Though, that said, there is an upper limit on this: doing the same few dungeons over and over again isn’t particularly fun, and that’s kind of the situation I’m in for high-level content. There’s only like four dungeons I can wind up doing at that tier since I’m not doing any of the savage content available to me. I’d really like to get back into that with a group that’s actually willing to take it seriously and be focused on doing it well now that I’ve left both my FC groups so I can have fun doing challenging stuff instead of needing to be on my guard with a weirdly hostile group or constantly stuck with a group that doesn’t care about everyone clearing, just being able to say the scheduled activity cleared stuff. I don’t know if that will happen outside of using the party finder function, though, or doing the work to develop a group, neither of which I’m particularly interested in doing right now. Soon, maybe. I do miss the challenge and the need to be on top of my game. But I kinda am also enjoying being a “slacker” (I had to go back and add the quotes because I am so “producitivity”-minded that I can’t even talk about having a fun, chill time without being judgmental of myself) and not having a bunch of commitments to tend to constantly. I mean, I’ve got wrestling and editing the wrestling recordings and whatever work for it that will crop up in the days between events (I’m actively trying to get people to do stuff with me), so that’s probably enough for now.
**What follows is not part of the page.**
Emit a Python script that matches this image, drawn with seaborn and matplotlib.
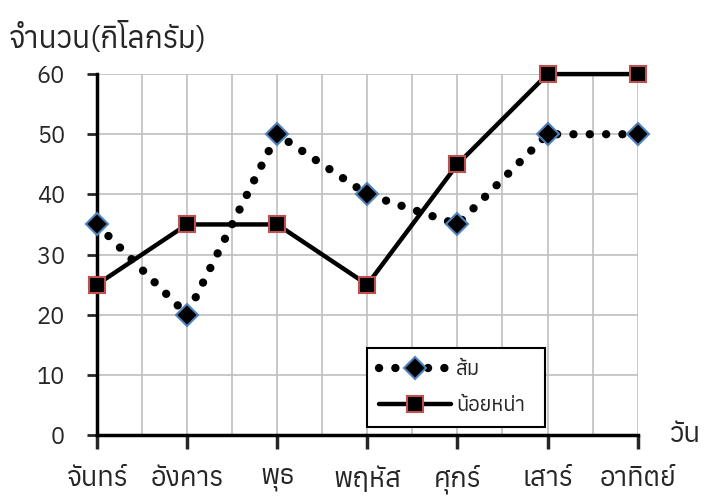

Between that, activities with my friends, and generally working on my broader game goals, that’s really enough. I mean, this is supposed to be fun! Why would I try to do more than that? Don’t answer that. I know. It was a rhetorical question. Maybe I should have phrased it as “I mean, this is supposed to be fun and relaxing! If I keep finding myself more work to do, I’m not going to ever get to the ‘relaxing’ part of this.” Which, to be honest, is what I really need. I’ve got enough other stressful stuff going on in my life as it is.